WORK TO BE COMPLETED: Return, without pictures, the lines from the start of the data through the one that contains "import plotly.graph_objects as go".
--- Start MATERIAL PROVIDED ---
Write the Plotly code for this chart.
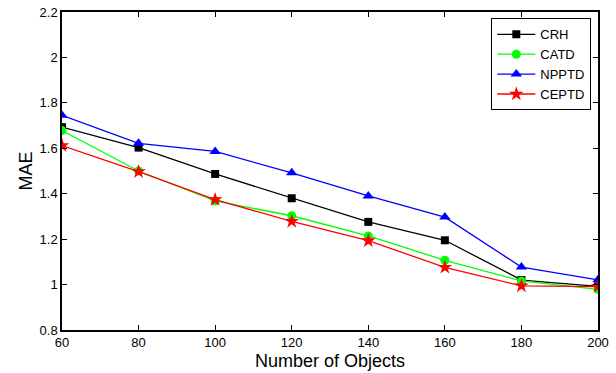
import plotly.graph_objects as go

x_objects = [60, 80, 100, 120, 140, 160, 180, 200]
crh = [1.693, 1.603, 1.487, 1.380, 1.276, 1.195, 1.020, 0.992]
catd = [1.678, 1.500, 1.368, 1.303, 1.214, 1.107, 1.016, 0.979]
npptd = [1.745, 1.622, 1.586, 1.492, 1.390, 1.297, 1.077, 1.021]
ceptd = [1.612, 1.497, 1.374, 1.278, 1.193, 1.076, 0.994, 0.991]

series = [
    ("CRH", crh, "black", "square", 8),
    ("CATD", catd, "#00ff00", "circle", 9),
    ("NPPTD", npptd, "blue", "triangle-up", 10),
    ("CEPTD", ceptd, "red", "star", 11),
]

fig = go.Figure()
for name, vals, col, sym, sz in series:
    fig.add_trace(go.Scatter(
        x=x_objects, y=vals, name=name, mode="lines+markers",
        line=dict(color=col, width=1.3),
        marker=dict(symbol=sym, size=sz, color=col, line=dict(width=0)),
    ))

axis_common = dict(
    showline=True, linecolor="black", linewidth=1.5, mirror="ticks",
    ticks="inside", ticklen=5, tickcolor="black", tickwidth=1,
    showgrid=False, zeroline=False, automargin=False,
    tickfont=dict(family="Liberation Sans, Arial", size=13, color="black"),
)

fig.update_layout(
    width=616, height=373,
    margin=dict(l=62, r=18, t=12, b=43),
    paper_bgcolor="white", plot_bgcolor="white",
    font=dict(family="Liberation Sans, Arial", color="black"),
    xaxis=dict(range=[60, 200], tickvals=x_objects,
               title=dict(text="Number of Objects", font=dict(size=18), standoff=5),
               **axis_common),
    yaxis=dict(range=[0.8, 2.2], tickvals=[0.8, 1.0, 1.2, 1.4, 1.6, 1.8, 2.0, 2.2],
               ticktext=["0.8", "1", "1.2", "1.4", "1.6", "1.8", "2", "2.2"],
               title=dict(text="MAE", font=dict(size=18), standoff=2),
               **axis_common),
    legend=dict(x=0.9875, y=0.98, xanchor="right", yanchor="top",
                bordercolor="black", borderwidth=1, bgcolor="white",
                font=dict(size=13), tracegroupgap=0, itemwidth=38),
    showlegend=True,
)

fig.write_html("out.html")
--- End MATERIAL PROVIDED ---
WRITTEN ANSWER:
Write the Plotly code for this chart.
import plotly.graph_objects as go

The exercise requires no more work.